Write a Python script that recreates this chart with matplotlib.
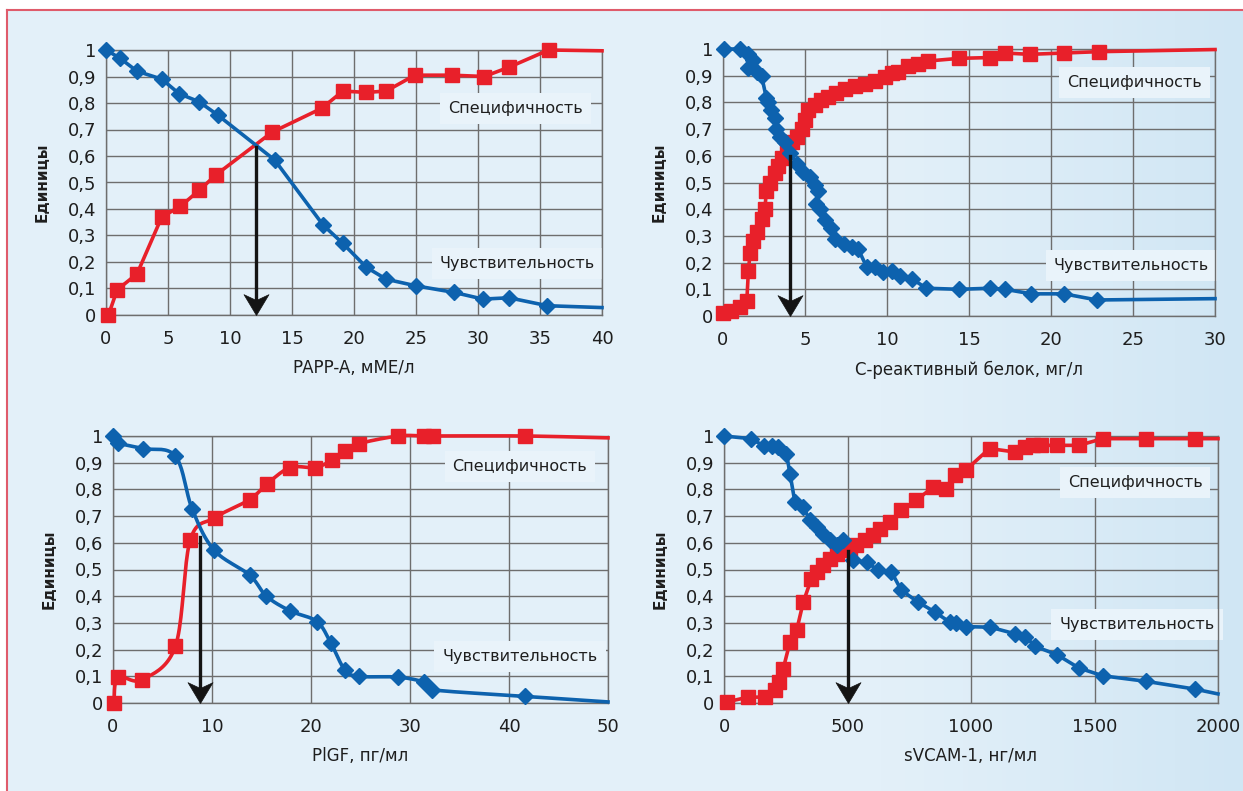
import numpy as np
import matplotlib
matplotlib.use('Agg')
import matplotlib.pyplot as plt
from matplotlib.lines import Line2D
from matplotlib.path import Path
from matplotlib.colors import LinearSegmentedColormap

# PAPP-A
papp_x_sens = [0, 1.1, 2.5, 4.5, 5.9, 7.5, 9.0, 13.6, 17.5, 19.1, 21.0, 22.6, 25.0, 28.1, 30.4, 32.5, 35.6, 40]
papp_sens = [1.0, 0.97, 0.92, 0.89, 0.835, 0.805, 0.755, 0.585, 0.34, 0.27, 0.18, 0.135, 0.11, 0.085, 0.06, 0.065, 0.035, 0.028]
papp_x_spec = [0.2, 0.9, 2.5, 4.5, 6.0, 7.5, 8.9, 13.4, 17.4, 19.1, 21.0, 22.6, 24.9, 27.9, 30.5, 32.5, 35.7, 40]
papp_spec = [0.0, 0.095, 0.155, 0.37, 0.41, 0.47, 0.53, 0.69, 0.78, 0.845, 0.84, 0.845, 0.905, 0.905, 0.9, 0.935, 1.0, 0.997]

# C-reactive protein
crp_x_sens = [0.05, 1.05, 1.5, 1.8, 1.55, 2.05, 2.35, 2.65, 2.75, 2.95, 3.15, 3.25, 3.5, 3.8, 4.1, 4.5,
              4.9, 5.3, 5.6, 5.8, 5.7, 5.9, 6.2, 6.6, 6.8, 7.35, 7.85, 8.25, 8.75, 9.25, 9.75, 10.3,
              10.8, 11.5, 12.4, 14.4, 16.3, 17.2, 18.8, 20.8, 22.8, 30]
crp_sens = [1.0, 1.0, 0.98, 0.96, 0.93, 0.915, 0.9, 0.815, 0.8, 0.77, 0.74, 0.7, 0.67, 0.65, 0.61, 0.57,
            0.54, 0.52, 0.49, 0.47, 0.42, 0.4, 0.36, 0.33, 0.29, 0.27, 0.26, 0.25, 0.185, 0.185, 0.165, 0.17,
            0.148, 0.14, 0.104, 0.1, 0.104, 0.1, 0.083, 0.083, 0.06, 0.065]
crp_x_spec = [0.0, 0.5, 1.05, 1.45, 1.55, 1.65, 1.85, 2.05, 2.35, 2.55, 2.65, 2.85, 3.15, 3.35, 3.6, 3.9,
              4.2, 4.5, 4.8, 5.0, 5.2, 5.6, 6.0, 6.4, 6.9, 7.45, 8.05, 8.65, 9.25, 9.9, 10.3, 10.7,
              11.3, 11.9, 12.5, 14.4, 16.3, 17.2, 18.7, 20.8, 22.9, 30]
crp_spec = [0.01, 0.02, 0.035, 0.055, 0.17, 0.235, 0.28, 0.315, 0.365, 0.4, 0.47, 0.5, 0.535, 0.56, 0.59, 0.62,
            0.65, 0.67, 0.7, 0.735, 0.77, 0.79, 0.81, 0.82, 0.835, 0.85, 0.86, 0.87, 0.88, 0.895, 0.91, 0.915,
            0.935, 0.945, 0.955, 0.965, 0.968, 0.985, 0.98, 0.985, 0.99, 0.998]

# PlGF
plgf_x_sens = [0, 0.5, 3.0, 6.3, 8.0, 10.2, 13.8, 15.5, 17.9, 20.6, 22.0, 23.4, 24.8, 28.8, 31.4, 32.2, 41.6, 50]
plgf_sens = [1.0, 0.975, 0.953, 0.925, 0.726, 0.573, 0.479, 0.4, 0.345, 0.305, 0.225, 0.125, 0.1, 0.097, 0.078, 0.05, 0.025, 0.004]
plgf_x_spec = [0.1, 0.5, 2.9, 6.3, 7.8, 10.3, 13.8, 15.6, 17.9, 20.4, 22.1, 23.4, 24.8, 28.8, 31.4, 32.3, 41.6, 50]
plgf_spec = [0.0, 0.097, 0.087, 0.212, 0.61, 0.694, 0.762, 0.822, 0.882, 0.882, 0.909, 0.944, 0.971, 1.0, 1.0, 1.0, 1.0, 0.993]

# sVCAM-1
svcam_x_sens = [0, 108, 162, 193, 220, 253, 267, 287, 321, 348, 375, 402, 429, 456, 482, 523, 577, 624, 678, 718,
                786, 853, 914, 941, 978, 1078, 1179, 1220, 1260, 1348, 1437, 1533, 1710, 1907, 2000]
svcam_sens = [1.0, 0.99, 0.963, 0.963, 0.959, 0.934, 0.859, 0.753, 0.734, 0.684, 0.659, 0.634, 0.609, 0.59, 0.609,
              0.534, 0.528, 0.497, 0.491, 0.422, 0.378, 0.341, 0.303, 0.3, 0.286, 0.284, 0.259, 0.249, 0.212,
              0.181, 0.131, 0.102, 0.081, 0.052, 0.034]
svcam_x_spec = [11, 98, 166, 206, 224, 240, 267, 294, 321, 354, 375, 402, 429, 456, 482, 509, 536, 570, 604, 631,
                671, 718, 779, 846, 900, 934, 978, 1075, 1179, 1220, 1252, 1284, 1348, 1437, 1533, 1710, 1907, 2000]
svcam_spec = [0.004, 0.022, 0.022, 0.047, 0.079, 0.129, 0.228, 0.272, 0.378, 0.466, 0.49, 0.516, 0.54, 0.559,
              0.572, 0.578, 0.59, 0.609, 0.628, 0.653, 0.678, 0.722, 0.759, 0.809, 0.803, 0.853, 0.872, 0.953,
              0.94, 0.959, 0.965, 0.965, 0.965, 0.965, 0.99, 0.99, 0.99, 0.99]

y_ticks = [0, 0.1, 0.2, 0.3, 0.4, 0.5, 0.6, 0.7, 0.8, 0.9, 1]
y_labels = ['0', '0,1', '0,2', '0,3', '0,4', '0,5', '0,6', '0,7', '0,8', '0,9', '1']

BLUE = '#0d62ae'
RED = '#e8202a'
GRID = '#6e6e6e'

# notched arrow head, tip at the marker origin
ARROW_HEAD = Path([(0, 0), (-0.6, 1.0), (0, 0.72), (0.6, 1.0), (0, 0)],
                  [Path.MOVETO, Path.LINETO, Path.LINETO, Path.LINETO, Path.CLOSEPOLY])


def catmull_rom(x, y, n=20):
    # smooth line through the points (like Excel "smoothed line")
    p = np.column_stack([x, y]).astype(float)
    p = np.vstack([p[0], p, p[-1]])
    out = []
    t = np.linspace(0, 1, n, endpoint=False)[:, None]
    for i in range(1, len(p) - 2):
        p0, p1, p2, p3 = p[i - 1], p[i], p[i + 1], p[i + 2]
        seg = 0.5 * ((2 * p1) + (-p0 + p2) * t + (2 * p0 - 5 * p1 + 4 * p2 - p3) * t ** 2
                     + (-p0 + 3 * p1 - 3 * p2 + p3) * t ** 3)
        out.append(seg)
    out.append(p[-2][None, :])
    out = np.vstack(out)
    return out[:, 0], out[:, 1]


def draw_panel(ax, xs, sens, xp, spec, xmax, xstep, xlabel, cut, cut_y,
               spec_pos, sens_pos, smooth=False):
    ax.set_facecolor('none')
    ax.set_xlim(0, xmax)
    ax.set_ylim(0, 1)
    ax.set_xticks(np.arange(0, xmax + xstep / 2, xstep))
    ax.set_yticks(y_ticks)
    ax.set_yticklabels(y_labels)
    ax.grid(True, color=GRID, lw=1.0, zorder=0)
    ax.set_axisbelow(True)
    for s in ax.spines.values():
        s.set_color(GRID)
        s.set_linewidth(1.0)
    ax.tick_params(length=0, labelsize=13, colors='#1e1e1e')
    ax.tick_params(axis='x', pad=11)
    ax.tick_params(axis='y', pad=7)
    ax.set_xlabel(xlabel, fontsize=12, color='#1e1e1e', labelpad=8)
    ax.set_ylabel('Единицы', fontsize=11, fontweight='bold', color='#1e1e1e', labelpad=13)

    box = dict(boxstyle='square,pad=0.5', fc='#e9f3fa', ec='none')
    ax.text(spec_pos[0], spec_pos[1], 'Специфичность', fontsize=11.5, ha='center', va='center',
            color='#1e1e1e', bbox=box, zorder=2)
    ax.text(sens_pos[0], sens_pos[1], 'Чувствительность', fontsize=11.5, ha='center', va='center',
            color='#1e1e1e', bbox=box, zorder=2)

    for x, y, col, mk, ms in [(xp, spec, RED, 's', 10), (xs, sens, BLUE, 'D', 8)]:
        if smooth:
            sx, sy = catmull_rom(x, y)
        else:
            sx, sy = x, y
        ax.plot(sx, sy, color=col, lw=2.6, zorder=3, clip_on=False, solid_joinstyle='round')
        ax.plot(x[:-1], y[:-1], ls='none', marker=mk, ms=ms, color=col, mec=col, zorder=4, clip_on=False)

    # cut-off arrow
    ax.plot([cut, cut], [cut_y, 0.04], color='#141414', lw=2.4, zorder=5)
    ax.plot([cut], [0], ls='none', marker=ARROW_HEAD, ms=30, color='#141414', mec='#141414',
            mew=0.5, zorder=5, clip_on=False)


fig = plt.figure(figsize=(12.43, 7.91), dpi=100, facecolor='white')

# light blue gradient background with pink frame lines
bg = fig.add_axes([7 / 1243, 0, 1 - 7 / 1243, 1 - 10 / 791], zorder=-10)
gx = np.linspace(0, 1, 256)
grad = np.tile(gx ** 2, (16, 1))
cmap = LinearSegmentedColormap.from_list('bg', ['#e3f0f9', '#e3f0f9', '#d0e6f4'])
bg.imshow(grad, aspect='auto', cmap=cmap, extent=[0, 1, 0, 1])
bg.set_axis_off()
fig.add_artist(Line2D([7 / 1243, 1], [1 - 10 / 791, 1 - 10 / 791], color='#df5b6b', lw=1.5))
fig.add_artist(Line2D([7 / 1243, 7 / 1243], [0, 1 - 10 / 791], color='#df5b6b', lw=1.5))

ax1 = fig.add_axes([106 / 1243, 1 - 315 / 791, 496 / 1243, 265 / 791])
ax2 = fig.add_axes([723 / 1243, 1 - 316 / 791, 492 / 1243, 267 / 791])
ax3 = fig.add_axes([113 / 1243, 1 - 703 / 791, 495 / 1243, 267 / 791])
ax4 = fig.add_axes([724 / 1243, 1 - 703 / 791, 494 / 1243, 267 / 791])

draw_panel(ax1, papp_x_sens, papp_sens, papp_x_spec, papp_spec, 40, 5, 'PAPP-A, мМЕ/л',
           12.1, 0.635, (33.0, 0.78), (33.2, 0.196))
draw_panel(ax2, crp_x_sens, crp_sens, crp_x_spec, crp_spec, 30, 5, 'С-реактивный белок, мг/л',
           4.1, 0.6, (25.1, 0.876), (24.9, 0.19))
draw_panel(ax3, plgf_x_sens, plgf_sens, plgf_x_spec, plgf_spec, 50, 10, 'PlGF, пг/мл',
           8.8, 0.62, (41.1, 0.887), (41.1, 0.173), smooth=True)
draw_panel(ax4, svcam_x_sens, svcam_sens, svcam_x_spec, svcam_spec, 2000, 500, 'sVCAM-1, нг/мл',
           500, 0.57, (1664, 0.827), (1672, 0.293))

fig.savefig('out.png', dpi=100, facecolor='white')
§
Starting at the first line of the material, output exactly the lines up to and including the one with "0.935, 1.0, 0.997]". Do not include the pictures.

Write a Python script that recreates this chart with matplotlib.
import numpy as np
import matplotlib
matplotlib.use('Agg')
import matplotlib.pyplot as plt
from matplotlib.lines import Line2D
from matplotlib.path import Path
from matplotlib.colors import LinearSegmentedColormap

# PAPP-A
papp_x_sens = [0, 1.1, 2.5, 4.5, 5.9, 7.5, 9.0, 13.6, 17.5, 19.1, 21.0, 22.6, 25.0, 28.1, 30.4, 32.5, 35.6, 40]
papp_sens = [1.0, 0.97, 0.92, 0.89, 0.835, 0.805, 0.755, 0.585, 0.34, 0.27, 0.18, 0.135, 0.11, 0.085, 0.06, 0.065, 0.035, 0.028]
papp_x_spec = [0.2, 0.9, 2.5, 4.5, 6.0, 7.5, 8.9, 13.4, 17.4, 19.1, 21.0, 22.6, 24.9, 27.9, 30.5, 32.5, 35.7, 40]
papp_spec = [0.0, 0.095, 0.155, 0.37, 0.41, 0.47, 0.53, 0.69, 0.78, 0.845, 0.84, 0.845, 0.905, 0.905, 0.9, 0.935, 1.0, 0.997]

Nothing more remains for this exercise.